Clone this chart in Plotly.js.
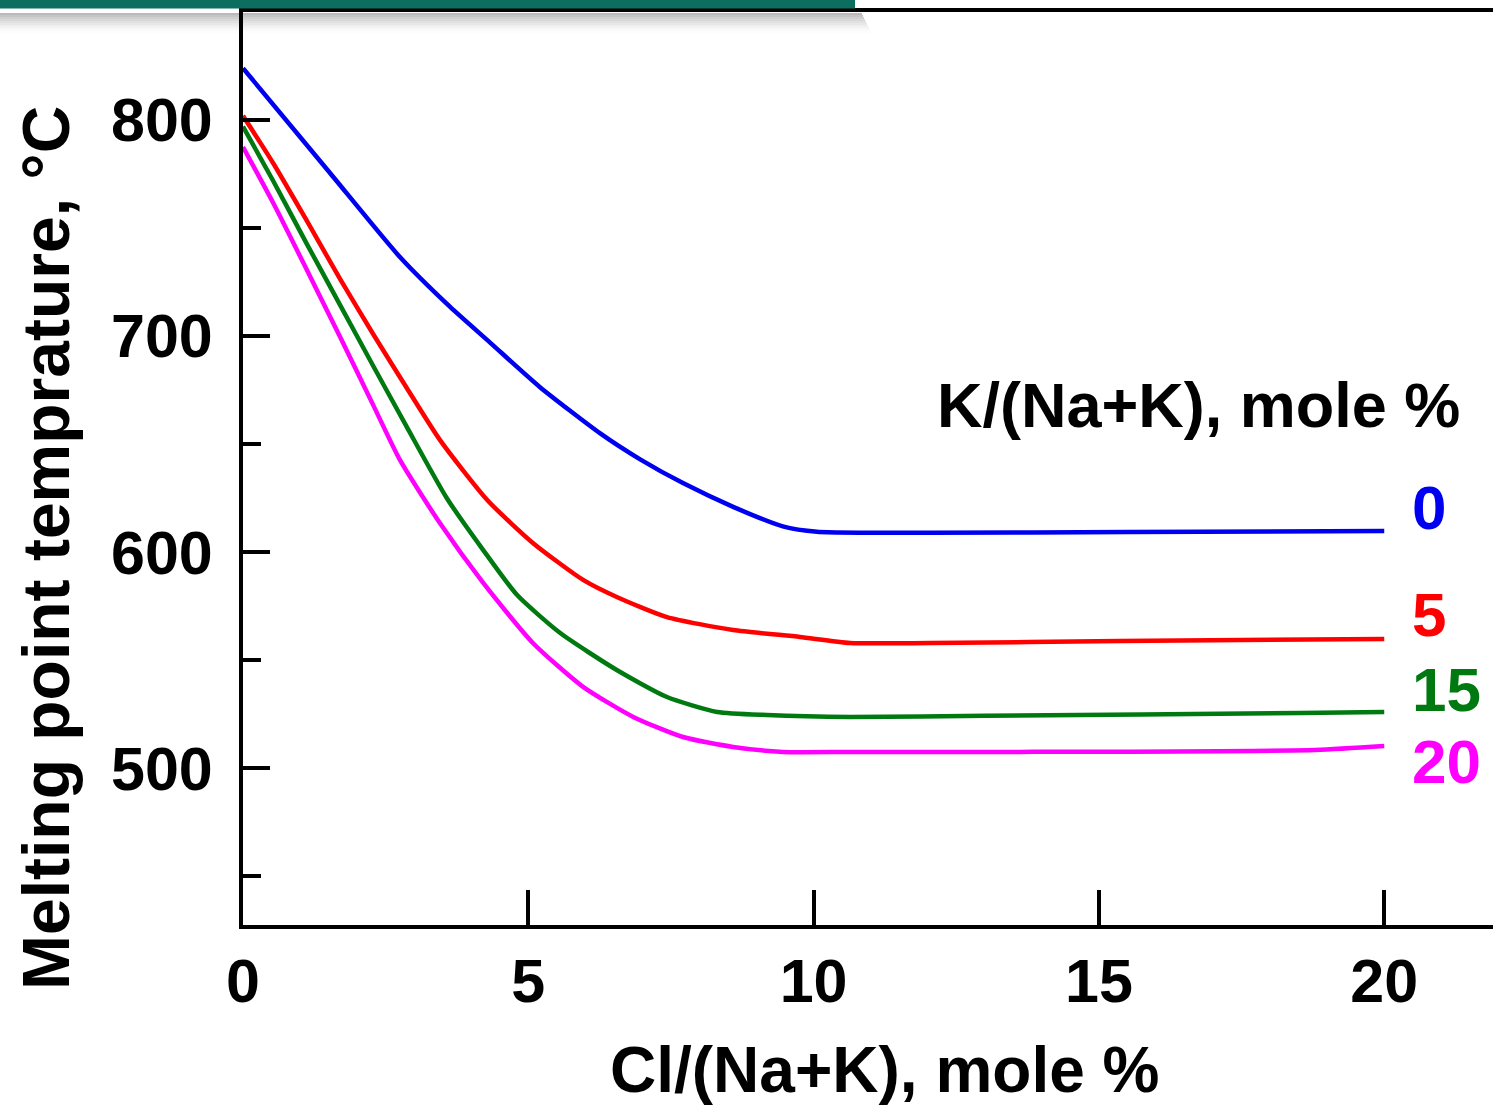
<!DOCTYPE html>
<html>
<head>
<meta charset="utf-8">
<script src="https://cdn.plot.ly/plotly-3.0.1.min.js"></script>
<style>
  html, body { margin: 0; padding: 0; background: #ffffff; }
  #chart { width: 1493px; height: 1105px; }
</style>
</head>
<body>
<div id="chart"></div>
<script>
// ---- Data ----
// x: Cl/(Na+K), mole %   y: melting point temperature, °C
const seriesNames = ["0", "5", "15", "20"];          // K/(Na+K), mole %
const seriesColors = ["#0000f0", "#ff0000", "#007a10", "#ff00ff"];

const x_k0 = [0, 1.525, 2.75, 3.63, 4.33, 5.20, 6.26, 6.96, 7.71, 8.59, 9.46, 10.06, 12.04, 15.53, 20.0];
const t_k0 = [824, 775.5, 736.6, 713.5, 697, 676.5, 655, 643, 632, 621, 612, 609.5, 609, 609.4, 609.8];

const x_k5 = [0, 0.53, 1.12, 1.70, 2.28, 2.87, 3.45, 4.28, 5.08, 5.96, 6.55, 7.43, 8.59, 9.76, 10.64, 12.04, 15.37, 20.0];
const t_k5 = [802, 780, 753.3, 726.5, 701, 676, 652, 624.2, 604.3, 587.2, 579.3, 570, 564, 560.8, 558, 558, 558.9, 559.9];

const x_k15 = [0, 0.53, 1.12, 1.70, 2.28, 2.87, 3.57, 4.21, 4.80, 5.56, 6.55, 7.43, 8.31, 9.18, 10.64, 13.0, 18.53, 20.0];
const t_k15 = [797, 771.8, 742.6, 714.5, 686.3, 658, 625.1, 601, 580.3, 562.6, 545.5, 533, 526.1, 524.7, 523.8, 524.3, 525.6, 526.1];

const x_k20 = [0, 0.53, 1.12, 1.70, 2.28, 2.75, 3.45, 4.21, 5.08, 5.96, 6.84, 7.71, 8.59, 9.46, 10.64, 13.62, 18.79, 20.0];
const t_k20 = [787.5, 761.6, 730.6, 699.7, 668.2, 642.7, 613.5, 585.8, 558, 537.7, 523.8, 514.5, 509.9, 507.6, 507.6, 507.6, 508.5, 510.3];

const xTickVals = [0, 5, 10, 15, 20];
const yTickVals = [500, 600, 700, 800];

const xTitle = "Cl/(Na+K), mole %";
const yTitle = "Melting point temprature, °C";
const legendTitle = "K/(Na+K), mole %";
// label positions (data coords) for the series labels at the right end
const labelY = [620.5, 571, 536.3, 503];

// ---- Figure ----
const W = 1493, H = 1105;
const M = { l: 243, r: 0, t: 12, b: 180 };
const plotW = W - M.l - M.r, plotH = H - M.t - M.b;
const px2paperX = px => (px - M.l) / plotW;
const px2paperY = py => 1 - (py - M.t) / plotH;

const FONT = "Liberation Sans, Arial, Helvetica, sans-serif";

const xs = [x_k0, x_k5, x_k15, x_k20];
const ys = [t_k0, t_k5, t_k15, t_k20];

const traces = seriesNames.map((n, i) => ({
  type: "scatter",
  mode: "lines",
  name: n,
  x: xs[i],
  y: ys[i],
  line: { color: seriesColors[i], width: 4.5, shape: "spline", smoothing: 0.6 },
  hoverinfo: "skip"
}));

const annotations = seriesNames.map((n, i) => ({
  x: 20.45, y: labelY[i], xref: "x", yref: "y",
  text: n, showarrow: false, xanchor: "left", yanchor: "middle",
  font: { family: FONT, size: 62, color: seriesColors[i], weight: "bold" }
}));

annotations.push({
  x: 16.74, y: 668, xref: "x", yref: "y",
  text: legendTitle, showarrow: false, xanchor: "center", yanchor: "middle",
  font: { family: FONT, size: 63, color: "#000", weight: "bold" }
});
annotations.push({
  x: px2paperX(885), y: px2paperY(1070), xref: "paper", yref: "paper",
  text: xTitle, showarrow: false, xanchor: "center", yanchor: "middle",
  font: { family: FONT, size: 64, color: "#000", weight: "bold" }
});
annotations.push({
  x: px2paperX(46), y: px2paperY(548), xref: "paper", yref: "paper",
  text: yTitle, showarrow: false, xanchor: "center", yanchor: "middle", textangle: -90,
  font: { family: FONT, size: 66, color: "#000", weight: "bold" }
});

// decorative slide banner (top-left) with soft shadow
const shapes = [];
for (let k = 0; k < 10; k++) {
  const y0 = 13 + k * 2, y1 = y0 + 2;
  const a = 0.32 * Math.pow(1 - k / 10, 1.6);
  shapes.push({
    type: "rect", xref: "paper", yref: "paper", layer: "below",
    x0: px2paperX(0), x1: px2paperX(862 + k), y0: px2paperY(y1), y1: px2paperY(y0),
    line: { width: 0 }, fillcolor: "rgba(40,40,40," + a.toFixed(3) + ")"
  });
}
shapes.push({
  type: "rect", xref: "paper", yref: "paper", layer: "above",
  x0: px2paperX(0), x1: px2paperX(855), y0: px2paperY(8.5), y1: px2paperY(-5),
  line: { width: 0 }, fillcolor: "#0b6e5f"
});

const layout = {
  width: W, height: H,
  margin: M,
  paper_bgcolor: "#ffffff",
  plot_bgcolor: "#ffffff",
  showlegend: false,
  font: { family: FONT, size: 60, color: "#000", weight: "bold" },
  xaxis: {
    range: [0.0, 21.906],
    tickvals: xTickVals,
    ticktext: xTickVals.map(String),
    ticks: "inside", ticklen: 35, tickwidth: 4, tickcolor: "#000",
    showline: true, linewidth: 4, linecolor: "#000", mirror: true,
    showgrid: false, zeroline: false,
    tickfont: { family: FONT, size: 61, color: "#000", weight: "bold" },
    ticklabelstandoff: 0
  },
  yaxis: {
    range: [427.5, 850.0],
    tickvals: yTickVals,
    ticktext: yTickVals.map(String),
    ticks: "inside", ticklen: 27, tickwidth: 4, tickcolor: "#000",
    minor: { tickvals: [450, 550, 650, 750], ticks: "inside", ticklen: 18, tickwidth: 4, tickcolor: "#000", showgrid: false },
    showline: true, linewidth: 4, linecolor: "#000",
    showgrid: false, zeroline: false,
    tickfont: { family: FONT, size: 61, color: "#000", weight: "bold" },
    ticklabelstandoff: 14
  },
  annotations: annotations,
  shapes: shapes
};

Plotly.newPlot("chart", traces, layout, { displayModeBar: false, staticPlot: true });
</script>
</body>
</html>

* * *

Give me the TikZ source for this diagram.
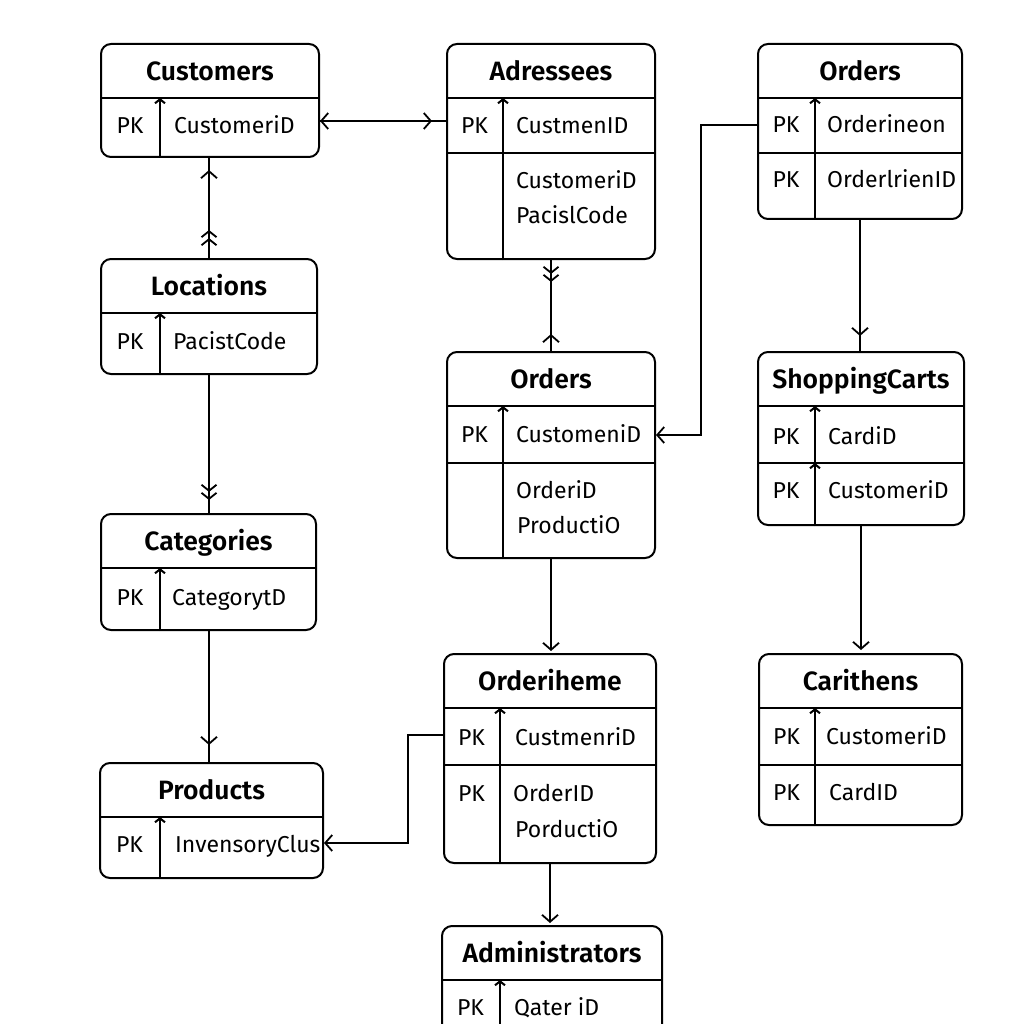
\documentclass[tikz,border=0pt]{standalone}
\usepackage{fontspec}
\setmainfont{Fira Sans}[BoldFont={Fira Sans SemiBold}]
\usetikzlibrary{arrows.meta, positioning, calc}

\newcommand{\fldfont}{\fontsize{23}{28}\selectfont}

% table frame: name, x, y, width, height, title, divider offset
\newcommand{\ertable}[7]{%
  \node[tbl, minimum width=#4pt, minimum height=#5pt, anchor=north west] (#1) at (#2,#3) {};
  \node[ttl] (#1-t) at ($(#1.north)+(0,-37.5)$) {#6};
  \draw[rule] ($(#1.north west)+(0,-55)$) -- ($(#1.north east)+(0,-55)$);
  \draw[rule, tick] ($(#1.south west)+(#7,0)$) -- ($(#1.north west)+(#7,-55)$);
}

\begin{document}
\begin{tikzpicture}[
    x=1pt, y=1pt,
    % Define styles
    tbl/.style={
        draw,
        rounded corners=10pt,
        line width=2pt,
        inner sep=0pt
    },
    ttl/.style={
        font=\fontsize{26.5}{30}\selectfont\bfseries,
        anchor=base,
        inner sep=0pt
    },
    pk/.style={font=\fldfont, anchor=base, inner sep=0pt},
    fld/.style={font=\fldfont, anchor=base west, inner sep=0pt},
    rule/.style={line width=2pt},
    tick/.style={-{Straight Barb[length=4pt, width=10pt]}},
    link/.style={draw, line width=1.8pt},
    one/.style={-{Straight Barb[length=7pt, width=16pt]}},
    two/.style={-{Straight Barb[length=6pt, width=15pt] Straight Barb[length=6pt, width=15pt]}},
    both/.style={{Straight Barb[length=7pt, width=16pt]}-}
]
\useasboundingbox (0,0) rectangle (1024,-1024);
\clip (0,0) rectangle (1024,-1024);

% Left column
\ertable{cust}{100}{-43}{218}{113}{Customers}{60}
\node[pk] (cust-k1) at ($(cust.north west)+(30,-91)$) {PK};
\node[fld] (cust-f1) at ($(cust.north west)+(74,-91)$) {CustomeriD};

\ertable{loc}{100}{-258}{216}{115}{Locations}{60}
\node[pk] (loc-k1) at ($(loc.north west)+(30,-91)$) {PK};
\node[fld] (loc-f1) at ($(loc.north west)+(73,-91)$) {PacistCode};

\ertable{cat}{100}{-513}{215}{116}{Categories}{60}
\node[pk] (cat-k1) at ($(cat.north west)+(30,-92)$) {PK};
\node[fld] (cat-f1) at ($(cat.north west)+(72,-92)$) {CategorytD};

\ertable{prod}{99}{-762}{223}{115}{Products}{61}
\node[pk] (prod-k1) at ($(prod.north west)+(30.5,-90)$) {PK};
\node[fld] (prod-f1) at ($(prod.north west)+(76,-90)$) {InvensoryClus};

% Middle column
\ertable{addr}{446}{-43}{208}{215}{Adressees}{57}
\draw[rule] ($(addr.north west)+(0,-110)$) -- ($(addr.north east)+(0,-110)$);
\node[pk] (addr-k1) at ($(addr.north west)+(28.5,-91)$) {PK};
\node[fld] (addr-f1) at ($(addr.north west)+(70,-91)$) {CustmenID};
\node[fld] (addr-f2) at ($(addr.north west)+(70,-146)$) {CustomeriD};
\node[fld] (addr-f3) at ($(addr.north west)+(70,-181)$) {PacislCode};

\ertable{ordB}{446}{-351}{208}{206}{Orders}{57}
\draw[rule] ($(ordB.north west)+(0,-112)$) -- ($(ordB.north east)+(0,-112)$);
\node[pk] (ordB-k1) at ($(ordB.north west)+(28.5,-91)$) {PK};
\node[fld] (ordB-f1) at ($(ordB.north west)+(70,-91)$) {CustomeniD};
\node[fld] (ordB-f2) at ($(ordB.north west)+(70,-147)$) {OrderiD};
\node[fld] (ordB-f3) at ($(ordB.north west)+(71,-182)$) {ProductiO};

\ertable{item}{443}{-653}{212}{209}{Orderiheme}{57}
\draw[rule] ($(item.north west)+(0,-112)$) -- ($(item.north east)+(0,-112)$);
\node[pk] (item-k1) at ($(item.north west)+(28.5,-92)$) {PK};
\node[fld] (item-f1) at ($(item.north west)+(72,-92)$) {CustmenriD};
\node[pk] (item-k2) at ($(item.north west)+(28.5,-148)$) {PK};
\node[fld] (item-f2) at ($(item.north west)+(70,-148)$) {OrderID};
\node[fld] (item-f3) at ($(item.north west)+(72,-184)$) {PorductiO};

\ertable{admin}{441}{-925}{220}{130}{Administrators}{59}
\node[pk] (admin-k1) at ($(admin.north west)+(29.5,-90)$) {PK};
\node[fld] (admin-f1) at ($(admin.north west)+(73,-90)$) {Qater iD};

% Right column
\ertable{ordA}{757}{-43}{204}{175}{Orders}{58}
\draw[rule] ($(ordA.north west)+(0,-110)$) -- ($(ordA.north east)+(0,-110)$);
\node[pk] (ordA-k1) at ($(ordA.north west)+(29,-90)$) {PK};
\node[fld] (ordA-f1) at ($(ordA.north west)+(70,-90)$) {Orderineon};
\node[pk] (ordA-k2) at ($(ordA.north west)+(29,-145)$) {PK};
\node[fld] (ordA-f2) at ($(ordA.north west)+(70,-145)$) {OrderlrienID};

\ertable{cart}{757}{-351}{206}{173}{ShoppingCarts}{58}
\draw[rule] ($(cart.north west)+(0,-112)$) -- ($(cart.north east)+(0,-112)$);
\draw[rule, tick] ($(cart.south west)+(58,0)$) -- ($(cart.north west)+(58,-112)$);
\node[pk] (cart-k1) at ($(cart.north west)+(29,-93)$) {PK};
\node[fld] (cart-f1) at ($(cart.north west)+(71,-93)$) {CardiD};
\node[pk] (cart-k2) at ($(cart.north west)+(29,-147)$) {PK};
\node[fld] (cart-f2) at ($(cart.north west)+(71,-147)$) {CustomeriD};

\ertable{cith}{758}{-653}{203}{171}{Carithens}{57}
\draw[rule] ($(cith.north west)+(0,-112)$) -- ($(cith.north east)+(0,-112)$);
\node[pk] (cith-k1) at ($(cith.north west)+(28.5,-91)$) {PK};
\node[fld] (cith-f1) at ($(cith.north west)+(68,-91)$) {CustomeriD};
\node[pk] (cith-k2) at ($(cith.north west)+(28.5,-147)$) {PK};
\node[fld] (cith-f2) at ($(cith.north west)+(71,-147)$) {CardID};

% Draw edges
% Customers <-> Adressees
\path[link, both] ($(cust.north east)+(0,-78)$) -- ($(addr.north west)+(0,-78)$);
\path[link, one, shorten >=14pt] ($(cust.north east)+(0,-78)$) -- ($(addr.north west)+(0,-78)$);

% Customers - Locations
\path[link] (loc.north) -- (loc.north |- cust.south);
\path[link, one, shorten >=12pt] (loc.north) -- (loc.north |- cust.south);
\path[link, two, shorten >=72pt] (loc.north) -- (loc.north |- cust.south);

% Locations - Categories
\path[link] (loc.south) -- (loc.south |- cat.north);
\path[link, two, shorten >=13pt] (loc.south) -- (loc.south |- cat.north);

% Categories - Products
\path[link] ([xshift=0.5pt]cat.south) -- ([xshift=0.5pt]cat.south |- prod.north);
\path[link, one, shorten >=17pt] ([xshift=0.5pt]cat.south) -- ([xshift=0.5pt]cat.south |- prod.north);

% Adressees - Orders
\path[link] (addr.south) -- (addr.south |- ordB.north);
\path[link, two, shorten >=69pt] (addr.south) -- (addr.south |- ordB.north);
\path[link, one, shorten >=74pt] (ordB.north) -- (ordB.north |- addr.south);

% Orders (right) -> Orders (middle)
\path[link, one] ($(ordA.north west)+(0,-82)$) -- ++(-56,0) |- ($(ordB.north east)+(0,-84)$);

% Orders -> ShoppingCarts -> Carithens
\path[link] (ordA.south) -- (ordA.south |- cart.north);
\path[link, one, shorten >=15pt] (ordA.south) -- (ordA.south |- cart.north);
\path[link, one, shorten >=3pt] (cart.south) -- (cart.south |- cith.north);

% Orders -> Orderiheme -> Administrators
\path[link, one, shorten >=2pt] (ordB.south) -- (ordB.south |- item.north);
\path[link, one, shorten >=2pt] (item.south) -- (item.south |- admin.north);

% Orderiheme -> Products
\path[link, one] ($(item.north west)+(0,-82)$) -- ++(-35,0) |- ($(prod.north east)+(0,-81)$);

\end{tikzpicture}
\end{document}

* * *

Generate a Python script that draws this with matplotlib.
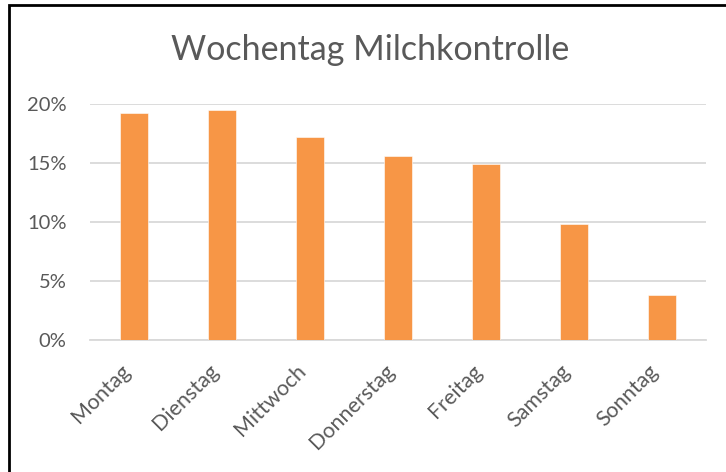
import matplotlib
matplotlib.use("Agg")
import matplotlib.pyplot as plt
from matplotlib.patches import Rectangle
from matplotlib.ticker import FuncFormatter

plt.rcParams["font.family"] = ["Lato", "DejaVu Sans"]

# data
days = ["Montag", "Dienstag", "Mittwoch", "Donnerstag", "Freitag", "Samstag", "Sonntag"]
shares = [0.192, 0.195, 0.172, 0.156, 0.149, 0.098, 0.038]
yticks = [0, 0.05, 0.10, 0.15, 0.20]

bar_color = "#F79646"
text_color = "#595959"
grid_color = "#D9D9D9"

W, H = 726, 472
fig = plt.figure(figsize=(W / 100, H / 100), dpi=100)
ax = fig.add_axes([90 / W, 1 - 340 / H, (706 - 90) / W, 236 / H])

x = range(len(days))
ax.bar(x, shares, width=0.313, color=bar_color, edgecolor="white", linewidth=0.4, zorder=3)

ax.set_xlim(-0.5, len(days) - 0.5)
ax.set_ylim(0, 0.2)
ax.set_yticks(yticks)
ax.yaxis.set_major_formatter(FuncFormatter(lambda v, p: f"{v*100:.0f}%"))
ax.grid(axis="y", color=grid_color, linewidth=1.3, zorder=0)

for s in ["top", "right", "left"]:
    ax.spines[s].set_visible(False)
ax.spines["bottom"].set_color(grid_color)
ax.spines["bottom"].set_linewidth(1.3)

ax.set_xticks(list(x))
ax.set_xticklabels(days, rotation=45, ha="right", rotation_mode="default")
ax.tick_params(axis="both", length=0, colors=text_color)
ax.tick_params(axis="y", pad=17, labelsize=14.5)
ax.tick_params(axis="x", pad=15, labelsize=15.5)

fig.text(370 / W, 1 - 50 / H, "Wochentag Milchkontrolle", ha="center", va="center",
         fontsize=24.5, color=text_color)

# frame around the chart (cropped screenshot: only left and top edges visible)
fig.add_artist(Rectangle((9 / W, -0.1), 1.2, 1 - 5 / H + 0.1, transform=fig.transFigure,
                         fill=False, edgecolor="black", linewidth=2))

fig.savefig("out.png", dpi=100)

* * *

### Stated problem
Using the entries above, transcribe every line from the line containing "Clone this chart in Plotly.js." through the line containing "609, 609.4, 609.8];". Do not copy pictures.

### Output for this task
Clone this chart in Plotly.js.
<!DOCTYPE html>
<html>
<head>
<meta charset="utf-8">
<script src="https://cdn.plot.ly/plotly-3.0.1.min.js"></script>
<style>
  html, body { margin: 0; padding: 0; background: #ffffff; }
  #chart { width: 1493px; height: 1105px; }
</style>
</head>
<body>
<div id="chart"></div>
<script>
// ---- Data ----
// x: Cl/(Na+K), mole %   y: melting point temperature, °C
const seriesNames = ["0", "5", "15", "20"];          // K/(Na+K), mole %
const seriesColors = ["#0000f0", "#ff0000", "#007a10", "#ff00ff"];

const x_k0 = [0, 1.525, 2.75, 3.63, 4.33, 5.20, 6.26, 6.96, 7.71, 8.59, 9.46, 10.06, 12.04, 15.53, 20.0];
const t_k0 = [824, 775.5, 736.6, 713.5, 697, 676.5, 655, 643, 632, 621, 612, 609.5, 609, 609.4, 609.8];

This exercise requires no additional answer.